From the Executive Director: The Way Forward on Migration – May 18, 2017

5/18/2017
CFGI

​B20 Urges Employer-Friendly Migration Reform

I was honored to participate in an event this week where business and labor leaders from the world’s 20 largest economies (the B20 and the L20) presented joint recommendations to our labor ministers (the G20).  This joint declaration flowed out of work each group has done independently over the past five months to develop policy solutions that ensure that all people have the opportunity for decent work in our changing world.  This demands reform of our education and training systems – including, apprenticeships, vocational training and lifelong learning – as well as changes to our legal frameworks to provide flexible work arrangements that optimize the use of digitization.

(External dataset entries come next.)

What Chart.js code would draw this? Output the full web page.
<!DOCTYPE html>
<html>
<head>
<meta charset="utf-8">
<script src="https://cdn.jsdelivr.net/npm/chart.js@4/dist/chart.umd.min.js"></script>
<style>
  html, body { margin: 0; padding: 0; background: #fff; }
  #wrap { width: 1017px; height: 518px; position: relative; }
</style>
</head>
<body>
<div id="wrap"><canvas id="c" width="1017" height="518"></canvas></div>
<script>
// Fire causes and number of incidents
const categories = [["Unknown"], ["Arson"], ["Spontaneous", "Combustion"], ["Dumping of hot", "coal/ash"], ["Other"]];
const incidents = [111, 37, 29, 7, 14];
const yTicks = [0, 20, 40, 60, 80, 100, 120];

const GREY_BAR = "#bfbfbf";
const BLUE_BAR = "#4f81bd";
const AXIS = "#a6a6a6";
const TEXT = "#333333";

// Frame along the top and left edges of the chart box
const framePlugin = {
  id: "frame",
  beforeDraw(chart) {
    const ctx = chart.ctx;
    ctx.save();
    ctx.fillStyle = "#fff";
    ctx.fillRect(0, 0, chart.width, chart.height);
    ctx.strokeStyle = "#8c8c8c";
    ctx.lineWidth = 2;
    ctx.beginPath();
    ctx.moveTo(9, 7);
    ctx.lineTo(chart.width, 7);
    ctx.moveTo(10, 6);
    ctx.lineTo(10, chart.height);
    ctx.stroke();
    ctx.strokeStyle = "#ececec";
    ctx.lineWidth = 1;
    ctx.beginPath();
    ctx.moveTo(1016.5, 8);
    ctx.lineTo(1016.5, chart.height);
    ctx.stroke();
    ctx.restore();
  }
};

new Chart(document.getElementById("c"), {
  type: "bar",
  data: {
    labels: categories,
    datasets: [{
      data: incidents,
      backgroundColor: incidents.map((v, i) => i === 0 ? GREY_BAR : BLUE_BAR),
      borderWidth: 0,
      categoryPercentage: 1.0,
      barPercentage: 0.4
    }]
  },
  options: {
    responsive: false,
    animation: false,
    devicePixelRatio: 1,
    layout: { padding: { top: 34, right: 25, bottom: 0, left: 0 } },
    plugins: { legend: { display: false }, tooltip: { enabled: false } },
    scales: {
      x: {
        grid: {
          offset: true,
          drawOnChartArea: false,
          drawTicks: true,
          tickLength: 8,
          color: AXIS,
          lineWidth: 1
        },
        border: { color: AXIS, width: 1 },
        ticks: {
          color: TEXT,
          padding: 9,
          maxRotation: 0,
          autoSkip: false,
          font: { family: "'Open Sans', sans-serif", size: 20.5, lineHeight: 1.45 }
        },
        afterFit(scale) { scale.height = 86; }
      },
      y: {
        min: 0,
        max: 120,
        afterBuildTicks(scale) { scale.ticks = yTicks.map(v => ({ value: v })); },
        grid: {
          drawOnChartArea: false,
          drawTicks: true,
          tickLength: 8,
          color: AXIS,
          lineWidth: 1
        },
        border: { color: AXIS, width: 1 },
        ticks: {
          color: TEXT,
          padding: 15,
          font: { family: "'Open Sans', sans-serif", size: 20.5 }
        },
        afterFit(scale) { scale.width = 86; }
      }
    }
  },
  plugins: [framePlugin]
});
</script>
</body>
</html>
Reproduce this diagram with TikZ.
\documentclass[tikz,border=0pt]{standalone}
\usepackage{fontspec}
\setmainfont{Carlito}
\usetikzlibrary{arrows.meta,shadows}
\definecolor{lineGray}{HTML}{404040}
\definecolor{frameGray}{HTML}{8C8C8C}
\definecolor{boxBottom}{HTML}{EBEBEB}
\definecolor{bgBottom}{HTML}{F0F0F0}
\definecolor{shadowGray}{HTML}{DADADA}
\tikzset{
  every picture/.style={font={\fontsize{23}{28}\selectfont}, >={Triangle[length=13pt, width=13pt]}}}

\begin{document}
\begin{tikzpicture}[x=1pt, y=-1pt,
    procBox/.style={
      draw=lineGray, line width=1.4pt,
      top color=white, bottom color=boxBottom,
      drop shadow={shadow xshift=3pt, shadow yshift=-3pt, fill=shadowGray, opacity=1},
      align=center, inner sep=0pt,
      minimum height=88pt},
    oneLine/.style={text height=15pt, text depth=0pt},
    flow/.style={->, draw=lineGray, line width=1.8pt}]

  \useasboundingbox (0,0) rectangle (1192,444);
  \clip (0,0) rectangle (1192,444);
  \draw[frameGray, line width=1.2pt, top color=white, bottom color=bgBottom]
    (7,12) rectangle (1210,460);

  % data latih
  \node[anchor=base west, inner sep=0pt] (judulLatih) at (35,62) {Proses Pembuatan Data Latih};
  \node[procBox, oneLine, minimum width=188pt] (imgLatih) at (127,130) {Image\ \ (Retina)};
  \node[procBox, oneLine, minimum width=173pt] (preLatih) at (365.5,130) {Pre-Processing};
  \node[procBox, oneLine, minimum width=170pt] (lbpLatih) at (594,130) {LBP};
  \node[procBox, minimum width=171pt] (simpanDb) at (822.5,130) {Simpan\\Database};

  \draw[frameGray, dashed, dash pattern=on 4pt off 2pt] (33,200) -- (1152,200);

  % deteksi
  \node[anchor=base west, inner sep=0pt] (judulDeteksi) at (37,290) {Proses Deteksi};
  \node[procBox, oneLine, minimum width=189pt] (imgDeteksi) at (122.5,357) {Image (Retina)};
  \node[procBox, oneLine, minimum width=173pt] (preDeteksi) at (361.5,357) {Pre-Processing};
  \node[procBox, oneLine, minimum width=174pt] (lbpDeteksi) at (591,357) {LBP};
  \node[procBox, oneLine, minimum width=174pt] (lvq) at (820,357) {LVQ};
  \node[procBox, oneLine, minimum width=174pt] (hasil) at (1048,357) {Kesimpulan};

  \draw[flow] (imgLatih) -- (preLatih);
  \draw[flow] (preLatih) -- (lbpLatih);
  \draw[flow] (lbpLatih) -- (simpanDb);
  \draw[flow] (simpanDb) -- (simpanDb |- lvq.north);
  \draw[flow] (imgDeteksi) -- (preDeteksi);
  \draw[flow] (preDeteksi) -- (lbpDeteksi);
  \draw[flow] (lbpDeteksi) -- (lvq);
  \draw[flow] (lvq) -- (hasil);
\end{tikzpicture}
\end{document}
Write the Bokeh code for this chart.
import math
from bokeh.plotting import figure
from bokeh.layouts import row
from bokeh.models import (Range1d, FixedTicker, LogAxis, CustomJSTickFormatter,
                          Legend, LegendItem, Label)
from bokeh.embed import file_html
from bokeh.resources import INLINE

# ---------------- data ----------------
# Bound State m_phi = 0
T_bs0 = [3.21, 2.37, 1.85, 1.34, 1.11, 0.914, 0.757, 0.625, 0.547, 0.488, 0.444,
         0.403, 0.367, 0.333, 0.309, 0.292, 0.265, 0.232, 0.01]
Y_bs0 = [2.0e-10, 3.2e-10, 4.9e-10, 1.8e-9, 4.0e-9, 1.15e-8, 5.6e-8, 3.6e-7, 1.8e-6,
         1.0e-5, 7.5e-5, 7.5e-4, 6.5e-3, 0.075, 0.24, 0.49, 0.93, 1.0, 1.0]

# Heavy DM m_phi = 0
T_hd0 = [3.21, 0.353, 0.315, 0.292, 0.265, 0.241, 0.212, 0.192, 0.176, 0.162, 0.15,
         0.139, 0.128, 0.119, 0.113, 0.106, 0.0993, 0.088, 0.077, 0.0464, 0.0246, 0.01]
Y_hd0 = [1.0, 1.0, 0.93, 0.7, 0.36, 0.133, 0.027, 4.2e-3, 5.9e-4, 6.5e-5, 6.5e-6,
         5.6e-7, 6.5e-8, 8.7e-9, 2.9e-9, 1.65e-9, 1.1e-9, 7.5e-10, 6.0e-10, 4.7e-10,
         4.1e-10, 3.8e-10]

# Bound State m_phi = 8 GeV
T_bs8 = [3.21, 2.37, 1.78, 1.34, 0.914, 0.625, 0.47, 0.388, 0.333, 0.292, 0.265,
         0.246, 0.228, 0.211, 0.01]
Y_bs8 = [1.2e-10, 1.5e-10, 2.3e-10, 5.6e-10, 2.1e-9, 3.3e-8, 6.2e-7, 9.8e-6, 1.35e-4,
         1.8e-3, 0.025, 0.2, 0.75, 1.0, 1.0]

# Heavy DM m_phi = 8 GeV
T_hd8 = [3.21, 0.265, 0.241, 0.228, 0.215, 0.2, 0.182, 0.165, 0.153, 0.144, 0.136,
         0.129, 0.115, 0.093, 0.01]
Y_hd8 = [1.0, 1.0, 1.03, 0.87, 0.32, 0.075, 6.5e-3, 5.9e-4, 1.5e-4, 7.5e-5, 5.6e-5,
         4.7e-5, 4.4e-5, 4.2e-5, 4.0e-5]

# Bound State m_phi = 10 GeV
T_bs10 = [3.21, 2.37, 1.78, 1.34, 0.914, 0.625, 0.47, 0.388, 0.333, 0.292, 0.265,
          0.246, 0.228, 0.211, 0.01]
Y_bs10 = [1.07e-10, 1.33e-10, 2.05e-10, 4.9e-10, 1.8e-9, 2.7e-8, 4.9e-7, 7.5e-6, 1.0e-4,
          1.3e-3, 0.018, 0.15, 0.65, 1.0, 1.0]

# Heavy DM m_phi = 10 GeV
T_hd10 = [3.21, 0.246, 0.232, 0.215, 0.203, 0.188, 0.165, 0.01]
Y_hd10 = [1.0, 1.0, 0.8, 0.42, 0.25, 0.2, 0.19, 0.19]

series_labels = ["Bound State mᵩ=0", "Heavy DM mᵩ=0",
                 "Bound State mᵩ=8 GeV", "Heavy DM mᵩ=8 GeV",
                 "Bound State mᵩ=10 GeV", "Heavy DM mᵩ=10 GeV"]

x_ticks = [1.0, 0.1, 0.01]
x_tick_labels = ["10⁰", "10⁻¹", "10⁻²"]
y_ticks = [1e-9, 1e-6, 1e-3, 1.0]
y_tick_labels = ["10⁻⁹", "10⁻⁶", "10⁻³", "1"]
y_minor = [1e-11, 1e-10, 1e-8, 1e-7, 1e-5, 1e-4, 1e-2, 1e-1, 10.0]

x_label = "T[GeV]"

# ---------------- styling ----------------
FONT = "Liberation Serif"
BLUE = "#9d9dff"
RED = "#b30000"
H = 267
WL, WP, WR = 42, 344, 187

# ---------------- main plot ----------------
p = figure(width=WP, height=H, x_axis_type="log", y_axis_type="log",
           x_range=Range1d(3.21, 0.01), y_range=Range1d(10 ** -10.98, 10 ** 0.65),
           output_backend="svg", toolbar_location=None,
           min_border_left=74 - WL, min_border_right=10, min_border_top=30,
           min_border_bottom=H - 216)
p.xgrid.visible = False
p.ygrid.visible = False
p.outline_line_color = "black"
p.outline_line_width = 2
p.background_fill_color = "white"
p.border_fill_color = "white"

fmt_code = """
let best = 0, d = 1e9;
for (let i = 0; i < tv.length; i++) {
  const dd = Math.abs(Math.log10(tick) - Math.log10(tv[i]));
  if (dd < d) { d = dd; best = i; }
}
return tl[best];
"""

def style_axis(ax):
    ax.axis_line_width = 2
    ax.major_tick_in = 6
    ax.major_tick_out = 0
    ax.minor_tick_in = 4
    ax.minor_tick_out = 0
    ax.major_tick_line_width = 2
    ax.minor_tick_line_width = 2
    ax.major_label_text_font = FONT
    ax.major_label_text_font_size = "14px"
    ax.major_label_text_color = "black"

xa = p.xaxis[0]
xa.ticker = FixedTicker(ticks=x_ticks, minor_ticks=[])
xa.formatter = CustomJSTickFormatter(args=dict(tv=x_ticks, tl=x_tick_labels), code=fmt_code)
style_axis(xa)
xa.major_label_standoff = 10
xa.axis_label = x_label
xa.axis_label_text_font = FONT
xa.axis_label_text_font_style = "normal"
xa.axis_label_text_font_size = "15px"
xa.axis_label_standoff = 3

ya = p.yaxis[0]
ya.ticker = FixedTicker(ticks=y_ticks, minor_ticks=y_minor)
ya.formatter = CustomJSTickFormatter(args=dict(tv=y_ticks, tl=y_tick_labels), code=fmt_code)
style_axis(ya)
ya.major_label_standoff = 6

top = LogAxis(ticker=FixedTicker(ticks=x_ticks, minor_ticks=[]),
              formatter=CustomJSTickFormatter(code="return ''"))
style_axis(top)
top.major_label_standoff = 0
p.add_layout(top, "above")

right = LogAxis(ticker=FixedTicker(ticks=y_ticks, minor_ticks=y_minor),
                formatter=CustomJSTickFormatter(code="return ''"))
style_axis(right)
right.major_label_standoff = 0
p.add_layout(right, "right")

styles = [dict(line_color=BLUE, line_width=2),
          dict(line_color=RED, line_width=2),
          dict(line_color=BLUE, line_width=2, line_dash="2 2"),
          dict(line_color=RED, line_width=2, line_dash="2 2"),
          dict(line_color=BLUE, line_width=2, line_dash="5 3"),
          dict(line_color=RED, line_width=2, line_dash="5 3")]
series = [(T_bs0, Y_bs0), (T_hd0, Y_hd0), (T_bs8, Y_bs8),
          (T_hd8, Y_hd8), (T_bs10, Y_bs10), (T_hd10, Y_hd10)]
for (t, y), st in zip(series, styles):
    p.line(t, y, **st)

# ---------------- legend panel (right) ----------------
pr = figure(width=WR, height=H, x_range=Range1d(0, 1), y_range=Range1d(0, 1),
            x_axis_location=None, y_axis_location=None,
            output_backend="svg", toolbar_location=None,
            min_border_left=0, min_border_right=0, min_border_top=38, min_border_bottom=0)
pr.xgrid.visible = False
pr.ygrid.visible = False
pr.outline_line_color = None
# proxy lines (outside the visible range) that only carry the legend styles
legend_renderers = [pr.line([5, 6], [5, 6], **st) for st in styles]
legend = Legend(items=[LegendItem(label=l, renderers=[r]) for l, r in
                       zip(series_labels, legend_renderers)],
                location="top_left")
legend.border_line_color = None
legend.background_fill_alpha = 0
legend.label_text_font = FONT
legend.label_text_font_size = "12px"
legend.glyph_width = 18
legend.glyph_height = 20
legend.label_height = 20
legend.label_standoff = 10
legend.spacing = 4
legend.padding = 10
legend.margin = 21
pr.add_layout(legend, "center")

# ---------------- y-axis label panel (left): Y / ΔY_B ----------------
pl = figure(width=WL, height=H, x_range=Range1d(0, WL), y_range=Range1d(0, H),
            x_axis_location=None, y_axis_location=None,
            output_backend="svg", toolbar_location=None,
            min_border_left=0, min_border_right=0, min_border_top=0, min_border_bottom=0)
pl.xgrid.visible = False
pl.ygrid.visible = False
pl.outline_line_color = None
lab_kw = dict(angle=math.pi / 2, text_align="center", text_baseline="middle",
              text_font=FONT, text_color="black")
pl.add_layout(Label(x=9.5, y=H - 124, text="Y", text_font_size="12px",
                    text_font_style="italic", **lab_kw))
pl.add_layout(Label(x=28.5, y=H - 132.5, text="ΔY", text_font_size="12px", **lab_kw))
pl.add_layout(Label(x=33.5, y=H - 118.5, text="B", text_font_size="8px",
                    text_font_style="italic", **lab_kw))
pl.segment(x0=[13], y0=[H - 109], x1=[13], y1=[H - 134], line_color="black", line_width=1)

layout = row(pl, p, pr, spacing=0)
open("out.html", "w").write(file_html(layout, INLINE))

One of the key things the B20 Employment and Education Taskforce said the governments should do is “bring labor migration policies in line with labor market needs including those of enterprises.”  This includes setting up “easy-to-understand, employment-friendly immigration law which allows easy access to the formal labor market and reduces incentives for informality.” The B20 recognized that open, dynamic and inclusive labor markets are key to economic growth and competitiveness.   They noted that “geographical mobility is not an end in itself but should serve an important purpose: improve the ability to fill positions with workers who have the necessary skills,” and that “structural and legal barriers” that inhibit mobility will need to be removed.

While this may be easier said than done in the current political environment in the U.S., the U.K., and Europe, time is of the essence.  A survey released this week by the Canadian Employee Relocation Council, with support from CFGI, shows that the willingness of people in over 20 countries to move abroad for work has decreased over the past five years with fewer than 1 in 5 “very likely” to relocate abroad.  This number increases as more incentives are offered which may mean that global firms will have to pay more to attract top talent. While the United States remains the most popular destination, Canada is gaining in attractiveness due, in part, to its friendliness toward immigrants.  

I look forward to seeing which final action items are adopted by the G20 heads of state when they meet in July.  I hope that they will follow the B20’s lead and include migration on their list.